Phillies purchase Brandon Lewis after record York Revolution first half
Brandon Lewis’s first half in York got too loud for affiliated ball to ignore. On Wednesday, the Philadelphia Phillies purchased the York Revolution corner infielder’s contract, making him the record-tying sixth member of York’s 2026 team to earn a call back to Major League Baseball and reinforcing the Revolution’s status as one of the league’s most effective launchpads.
Lewis did not leave on reputation. He left on production that dwarfed the rest of the Atlantic League. He led the circuit with 19 home runs, 59 RBI, a .776 slugging percentage, 47 runs, 132 total bases and 33 extra-base hits. He also ranked second in OPS at 1.186, third in batting average at .347 and tied for fourth with 59 hits. In a league built on pitching attrition and offensive peaks, Lewis separated himself by doing damage every week.
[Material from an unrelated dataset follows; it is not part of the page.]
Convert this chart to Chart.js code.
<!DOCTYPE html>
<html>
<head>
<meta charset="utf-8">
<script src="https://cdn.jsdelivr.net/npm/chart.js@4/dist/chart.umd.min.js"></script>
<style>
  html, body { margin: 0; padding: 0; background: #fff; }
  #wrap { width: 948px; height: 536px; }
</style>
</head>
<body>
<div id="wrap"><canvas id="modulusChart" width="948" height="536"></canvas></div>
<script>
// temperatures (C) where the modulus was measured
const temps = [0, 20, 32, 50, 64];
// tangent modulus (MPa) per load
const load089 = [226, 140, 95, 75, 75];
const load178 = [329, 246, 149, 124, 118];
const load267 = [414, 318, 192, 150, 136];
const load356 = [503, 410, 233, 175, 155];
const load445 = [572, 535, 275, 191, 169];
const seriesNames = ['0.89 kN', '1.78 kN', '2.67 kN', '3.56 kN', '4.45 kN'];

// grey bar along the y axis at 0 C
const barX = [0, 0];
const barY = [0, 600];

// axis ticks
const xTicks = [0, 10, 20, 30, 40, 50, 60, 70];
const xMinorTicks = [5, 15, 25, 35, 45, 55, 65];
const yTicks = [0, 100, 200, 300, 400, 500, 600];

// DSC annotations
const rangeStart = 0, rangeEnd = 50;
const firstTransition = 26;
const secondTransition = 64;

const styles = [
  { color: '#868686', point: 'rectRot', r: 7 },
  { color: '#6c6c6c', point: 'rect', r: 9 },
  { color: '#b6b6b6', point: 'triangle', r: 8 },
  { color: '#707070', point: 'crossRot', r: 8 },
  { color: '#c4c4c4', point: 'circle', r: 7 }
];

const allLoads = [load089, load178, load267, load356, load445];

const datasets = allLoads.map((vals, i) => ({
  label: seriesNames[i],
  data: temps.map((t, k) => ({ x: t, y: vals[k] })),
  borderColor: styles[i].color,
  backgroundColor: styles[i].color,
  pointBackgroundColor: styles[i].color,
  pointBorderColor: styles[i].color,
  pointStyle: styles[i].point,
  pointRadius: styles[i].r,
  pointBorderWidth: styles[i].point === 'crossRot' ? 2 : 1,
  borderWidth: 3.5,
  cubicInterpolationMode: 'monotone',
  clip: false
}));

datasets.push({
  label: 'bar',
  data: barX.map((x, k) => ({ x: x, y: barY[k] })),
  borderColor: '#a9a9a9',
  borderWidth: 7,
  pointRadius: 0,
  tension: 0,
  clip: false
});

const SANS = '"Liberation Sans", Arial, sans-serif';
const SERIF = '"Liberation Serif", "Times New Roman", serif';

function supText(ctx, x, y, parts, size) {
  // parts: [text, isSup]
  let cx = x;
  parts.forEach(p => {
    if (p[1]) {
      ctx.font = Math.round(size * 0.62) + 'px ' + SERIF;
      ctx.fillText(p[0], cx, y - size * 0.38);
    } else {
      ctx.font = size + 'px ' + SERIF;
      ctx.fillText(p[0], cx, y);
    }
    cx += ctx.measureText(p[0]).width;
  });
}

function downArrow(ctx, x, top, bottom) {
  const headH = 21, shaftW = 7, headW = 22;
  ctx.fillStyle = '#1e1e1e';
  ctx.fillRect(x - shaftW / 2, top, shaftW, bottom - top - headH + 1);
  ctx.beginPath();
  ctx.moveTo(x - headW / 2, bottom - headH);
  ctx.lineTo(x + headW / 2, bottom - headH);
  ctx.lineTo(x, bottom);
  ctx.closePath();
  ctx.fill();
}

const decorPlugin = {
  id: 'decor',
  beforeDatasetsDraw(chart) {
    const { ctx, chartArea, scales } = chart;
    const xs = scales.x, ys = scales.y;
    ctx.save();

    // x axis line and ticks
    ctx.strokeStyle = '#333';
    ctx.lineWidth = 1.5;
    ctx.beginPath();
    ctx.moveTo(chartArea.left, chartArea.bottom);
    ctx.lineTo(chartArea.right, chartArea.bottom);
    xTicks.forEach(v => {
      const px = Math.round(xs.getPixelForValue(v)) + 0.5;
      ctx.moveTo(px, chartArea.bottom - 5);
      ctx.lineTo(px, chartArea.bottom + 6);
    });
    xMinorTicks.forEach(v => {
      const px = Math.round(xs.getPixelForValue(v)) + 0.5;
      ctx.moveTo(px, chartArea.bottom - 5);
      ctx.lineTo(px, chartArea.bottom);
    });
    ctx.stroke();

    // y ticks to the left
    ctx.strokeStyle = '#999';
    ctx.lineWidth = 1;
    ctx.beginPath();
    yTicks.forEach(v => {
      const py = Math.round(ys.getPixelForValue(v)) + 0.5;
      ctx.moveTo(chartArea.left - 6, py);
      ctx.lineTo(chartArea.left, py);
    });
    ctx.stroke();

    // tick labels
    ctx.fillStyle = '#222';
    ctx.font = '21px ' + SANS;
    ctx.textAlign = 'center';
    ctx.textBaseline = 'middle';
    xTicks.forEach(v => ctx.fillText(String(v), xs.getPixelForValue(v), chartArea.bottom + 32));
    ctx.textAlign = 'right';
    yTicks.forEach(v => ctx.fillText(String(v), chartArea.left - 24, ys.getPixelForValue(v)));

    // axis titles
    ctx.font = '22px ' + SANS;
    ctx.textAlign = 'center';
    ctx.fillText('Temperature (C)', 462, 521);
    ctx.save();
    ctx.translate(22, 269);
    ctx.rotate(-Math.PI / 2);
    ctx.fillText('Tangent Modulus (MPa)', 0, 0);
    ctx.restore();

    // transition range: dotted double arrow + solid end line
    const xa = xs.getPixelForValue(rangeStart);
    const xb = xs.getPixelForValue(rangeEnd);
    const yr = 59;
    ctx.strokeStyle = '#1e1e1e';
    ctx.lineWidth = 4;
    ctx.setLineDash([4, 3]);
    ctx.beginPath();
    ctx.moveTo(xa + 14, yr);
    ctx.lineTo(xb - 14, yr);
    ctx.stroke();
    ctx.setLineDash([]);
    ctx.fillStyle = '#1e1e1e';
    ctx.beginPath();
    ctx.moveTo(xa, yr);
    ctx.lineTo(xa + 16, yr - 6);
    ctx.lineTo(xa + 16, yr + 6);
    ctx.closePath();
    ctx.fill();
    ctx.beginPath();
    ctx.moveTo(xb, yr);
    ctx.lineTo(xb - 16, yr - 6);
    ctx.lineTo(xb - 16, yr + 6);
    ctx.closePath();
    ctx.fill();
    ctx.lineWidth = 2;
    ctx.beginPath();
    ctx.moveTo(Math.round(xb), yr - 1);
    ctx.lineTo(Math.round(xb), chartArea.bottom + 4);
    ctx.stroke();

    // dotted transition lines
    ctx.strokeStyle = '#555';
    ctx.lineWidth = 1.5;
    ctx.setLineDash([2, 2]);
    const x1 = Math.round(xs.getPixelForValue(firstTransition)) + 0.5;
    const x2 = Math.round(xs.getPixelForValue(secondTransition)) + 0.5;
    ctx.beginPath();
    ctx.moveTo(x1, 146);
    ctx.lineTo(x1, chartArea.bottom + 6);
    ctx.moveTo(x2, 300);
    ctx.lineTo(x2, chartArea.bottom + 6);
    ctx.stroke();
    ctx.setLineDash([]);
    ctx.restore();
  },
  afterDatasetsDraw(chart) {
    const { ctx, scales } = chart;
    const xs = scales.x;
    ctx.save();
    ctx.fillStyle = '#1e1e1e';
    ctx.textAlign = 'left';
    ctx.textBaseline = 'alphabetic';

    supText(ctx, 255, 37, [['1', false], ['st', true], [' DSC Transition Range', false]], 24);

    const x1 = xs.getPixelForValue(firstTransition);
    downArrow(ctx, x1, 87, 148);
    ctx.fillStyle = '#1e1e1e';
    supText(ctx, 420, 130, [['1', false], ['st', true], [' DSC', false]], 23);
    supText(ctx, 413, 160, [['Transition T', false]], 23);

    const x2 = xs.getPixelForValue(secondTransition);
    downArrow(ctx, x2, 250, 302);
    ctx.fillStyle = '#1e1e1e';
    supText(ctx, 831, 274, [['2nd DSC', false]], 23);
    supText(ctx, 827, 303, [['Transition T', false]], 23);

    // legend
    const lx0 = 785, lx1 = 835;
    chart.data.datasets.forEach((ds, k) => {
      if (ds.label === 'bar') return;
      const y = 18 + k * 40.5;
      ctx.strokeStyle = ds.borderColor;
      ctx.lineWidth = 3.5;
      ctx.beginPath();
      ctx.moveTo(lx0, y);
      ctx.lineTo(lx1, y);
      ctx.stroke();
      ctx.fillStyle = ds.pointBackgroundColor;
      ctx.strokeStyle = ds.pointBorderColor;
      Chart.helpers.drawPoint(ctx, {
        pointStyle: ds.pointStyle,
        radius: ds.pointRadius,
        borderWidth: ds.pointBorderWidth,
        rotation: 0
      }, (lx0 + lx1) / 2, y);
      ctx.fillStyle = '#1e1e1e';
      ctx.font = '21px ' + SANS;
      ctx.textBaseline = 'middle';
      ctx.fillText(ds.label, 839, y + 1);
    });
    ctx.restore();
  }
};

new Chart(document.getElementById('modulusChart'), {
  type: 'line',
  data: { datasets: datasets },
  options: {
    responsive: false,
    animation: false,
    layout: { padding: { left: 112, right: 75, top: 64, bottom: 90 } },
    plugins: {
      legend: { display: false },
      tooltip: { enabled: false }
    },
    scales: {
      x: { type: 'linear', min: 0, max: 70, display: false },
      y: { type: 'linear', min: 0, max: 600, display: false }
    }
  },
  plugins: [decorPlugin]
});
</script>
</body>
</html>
The stretch that forced the issue was even more brutal. After a three-homer eruption at High Point on May 5, he hit .367 with 17 homers and 50 RBI over his next 33 games, then finished by batting .384 with hits in 23 of his final 26 games. He had four multi-homer games, went deep twice in each of his final four games and drove in six runs in York’s win at Lancaster on Sunday. Over his last 12 games, Lewis knocked in 27 runs, and he reached 50 RBI in 41 games, tying for the second-fastest pace in league history since 2010. He also became just the fifth player to hit .333 or better with at least 15 homers in his first 40 games of a season.
The milestones came in bunches. Lewis hit his 100th career home run on May 1 in a 5-4 York win over the Gastonia Ghost Peppers at WellSpan Park, then authored the kind of outburst that announces a player has outgrown the level. His May 5 performance in High Point made him the fifth player in Revolution history to hit three home runs in one game, and on June 14 he powered a 14-6 win over Lancaster with two three-run homers. He also homered twice in an 8-7 loss to Hagerstown on May 29, giving York the kind of middle-order thump that bends a game even when the final score breaks the wrong way.

Lewis, a seventh-year pro and former Dodgers draftee out of UC Irvine, signed back with York on April 8 as one of six additional players added before Opening Night after last year’s championship run. He departs with 34 home runs, 30 doubles and 128 RBI in 149 games across parts of two seasons. Rick Forney called the move “great news for him” and said Lewis “was on pace for a historic season.” For York, the loss is real. So is the larger message: the Revolution keep turning monster numbers into advancement, and the league keeps proving it can still be a bridge to something bigger.